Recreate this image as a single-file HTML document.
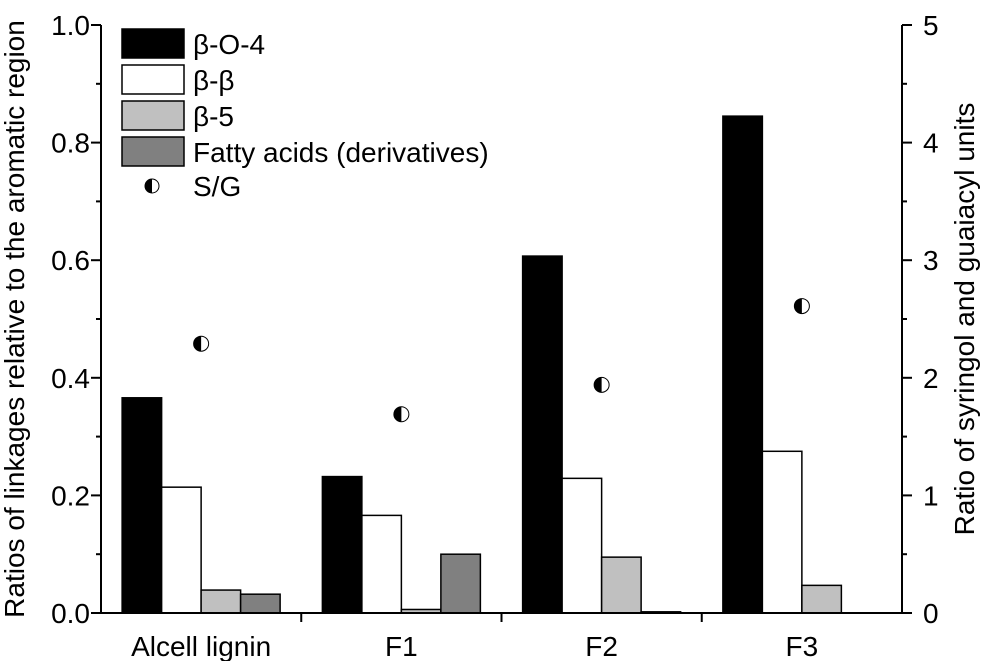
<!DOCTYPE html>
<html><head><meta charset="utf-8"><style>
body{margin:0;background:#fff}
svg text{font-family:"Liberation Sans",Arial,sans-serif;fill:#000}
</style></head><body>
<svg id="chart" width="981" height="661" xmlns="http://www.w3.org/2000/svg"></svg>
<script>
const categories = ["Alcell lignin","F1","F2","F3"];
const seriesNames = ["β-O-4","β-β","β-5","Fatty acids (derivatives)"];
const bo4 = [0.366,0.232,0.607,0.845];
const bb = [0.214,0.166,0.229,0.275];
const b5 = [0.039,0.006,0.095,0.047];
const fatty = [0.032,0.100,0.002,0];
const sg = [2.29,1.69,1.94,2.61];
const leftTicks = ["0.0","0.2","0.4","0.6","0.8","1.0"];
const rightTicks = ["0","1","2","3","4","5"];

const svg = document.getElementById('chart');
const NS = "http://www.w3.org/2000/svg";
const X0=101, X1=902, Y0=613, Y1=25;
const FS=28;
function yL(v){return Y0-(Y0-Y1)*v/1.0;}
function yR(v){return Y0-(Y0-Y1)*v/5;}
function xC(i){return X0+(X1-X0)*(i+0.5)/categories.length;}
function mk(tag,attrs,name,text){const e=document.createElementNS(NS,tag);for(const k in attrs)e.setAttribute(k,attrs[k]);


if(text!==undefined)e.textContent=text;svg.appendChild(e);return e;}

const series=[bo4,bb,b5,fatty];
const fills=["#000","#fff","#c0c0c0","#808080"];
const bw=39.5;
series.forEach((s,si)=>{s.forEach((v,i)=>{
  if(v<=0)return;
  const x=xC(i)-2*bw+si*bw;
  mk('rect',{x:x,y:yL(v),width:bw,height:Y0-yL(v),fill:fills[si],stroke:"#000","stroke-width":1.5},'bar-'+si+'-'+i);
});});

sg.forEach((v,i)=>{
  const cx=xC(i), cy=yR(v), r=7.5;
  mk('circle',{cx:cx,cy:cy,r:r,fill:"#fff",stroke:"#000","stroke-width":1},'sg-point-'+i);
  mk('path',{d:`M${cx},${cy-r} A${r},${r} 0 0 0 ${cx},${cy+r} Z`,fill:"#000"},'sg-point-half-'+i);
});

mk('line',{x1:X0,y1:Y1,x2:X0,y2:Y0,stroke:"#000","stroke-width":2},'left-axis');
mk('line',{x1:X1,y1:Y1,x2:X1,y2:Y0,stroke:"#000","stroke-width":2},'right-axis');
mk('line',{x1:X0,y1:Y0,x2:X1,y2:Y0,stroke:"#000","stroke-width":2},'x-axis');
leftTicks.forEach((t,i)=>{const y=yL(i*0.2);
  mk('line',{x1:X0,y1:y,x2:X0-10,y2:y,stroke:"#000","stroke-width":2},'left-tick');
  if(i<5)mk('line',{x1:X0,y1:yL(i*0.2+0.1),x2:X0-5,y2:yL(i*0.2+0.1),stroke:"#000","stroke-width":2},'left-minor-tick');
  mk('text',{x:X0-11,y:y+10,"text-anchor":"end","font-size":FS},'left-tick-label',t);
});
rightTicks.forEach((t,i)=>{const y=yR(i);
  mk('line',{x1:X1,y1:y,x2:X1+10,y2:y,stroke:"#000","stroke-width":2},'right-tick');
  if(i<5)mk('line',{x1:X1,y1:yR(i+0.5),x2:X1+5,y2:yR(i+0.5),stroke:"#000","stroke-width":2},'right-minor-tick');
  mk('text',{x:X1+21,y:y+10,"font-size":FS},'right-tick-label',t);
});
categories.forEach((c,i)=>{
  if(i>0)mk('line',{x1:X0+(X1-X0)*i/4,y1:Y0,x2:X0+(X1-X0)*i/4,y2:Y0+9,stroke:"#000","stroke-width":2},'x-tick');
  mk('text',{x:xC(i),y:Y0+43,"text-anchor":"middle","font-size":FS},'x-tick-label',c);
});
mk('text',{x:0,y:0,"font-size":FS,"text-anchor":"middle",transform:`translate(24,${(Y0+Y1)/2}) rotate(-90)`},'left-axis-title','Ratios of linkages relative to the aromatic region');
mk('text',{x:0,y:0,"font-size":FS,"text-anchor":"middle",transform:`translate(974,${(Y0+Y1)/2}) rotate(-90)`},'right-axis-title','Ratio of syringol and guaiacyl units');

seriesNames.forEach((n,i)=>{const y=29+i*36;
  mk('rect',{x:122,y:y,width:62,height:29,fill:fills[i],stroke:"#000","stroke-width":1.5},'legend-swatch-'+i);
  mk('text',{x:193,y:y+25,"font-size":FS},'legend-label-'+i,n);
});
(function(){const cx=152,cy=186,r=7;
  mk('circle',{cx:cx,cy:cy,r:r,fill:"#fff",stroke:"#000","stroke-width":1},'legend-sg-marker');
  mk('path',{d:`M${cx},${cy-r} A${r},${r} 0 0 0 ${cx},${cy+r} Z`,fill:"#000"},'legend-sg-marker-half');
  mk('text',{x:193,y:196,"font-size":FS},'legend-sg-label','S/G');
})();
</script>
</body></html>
--
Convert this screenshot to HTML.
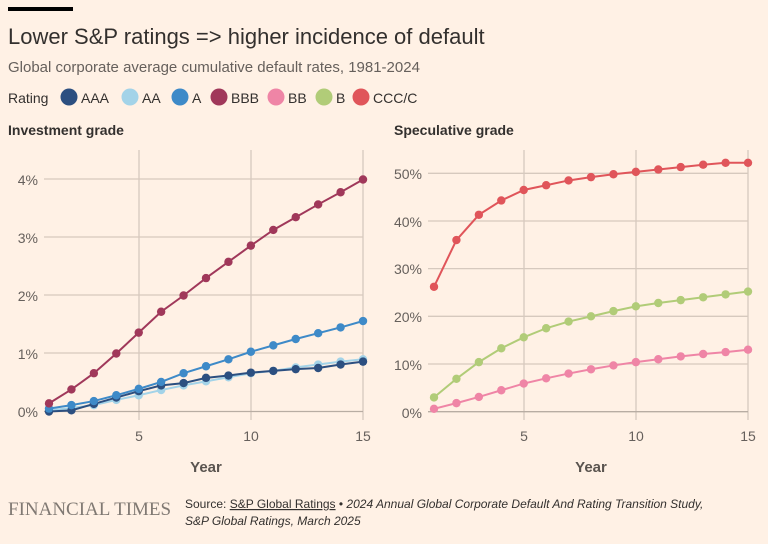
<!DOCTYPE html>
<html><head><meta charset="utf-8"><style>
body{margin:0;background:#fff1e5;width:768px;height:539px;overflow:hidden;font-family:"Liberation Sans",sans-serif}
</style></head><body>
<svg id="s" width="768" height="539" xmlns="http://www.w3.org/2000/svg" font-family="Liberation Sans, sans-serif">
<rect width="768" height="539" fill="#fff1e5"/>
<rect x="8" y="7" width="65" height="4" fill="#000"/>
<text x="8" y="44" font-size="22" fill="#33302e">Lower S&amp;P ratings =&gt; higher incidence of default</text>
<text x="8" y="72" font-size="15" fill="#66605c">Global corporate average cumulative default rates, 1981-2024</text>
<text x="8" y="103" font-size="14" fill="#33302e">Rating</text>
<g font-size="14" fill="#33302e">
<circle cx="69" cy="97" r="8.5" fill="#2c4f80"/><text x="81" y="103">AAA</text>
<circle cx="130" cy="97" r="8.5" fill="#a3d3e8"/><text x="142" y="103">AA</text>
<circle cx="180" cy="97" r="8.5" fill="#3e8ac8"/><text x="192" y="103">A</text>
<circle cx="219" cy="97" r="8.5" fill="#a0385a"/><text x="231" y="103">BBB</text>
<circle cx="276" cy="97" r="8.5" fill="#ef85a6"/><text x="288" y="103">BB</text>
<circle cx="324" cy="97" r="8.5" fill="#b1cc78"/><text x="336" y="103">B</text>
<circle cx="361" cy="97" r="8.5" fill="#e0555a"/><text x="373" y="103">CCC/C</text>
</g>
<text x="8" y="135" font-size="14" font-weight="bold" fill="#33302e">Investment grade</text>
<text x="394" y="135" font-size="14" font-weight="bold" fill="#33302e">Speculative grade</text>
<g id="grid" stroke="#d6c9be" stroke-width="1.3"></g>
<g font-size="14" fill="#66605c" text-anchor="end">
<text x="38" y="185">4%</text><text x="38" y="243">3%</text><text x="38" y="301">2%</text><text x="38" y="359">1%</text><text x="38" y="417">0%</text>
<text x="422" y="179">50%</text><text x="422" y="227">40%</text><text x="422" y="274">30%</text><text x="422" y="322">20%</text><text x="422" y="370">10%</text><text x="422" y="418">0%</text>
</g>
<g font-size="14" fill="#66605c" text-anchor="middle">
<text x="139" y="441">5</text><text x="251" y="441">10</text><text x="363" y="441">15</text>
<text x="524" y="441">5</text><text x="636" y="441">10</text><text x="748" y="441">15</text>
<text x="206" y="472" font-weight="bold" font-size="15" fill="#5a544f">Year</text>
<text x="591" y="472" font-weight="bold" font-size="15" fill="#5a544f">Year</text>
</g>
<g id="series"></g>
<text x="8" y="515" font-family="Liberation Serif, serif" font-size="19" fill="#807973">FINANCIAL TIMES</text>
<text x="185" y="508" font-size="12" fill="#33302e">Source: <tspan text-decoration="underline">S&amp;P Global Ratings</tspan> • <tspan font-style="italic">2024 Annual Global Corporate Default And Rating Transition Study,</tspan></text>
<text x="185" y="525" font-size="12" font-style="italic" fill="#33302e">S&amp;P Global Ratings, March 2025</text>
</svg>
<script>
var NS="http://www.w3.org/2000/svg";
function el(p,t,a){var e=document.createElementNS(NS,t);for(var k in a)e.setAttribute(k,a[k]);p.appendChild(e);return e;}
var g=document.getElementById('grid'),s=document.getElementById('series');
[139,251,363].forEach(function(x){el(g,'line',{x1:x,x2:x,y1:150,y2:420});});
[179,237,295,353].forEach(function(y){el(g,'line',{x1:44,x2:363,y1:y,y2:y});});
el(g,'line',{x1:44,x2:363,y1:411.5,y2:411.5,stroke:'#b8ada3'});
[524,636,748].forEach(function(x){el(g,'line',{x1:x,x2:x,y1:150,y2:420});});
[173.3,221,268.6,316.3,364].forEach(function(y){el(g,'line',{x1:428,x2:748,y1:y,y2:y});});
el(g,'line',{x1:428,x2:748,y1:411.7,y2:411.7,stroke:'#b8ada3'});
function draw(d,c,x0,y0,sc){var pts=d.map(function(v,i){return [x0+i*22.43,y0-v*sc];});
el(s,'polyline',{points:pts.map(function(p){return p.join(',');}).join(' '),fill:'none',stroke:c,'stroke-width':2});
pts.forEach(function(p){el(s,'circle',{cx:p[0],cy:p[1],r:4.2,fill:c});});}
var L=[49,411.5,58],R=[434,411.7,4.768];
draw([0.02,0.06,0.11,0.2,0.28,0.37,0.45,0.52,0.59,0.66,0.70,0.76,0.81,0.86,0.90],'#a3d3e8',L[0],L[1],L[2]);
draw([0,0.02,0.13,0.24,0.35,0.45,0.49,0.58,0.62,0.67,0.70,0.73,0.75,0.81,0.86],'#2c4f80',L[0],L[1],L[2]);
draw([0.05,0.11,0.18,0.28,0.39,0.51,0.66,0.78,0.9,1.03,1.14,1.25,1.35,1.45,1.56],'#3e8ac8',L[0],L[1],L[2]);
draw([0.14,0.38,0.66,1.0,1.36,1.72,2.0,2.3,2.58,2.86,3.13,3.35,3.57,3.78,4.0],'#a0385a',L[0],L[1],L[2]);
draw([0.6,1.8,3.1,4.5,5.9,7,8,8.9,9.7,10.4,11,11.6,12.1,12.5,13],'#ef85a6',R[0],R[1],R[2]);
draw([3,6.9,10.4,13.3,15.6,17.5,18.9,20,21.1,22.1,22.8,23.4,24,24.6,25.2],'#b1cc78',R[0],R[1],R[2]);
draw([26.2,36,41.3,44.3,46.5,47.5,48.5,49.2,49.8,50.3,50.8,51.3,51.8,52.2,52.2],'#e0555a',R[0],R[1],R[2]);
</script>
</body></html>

Challenge >> Pick out lines containing the word "document", each one as written.

Completed exercise >>
Recreate this image as a single-file HTML document.
const svg = document.getElementById('chart');
function mk(tag,attrs,name,text){const e=document.createElementNS(NS,tag);for(const k in attrs)e.setAttribute(k,attrs[k]);
function el(p,t,a){var e=document.createElementNS(NS,t);for(var k in a)e.setAttribute(k,a[k]);p.appendChild(e);return e;}
var g=document.getElementById('grid'),s=document.getElementById('series');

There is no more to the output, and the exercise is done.